§ 603. Refusal of work. An individual shall be ineligible for benefits if he has failed, without good cause, either to apply for available, suitable work when so directed by the employment office or the Director, or to accept suitable work when offered him by the employment office or an employing unit, or to return to his customary self-employment (if any) when so directed by the employment office or the Director. Such ineligibility shall continue for the week in which such failure occurred and, thereafter, until he has become reemployed and has had earnings equal to or in excess of his current weekly benefit amount in each of four calendar weeks which are either for services in employment, or have been or will be reported pursuant to the provisions of the Federal Insurance Contributions Act 1 by each employing unit for which such services are performed and which submits a statement certifying to that fact.
In determining whether or not any work is suitable for an individual, consideration shall be given to the degree of risk involved to his health, safety, and morals, his physical fitness and prior training, his experience and prior earnings, his length of unemployment and prospects for securing local work in his customary occupation, and the distance of the available work from his residence.

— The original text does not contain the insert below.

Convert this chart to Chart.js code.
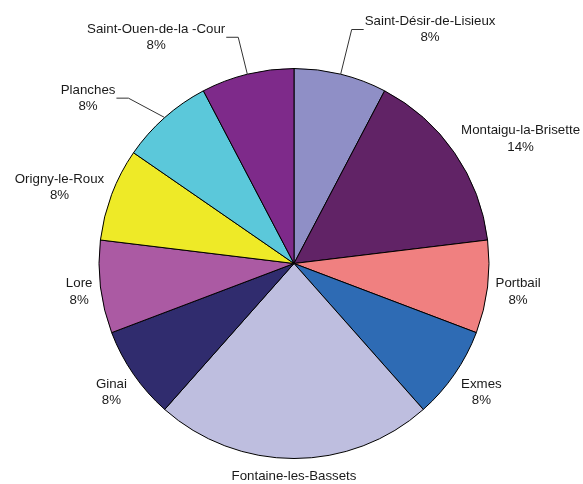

Notwithstanding any other provisions of this Act, no work shall be deemed suitable and benefits shall not be denied under this Act to any otherwise eligible individual for refusing to accept new work under any of the following conditions:
If the position offered is vacant due directly to a strike, lockout, or other labor dispute; if the wages, hours, or other conditions of the work offered are substantially less favorable to the individual than those prevailing for similar work in the locality; if, as a condition of being employed, the individual would be required to join a company union or to resign from or refrain from joining any bona fide labor organization; if the position offered is a transfer to other work offered to the individual by the employing unit under the terms of a collective bargaining agreement or pursuant to an established employer plan, program, or policy, when the acceptance of such other work by the individual would require the separation from that work of another individual currently performing it.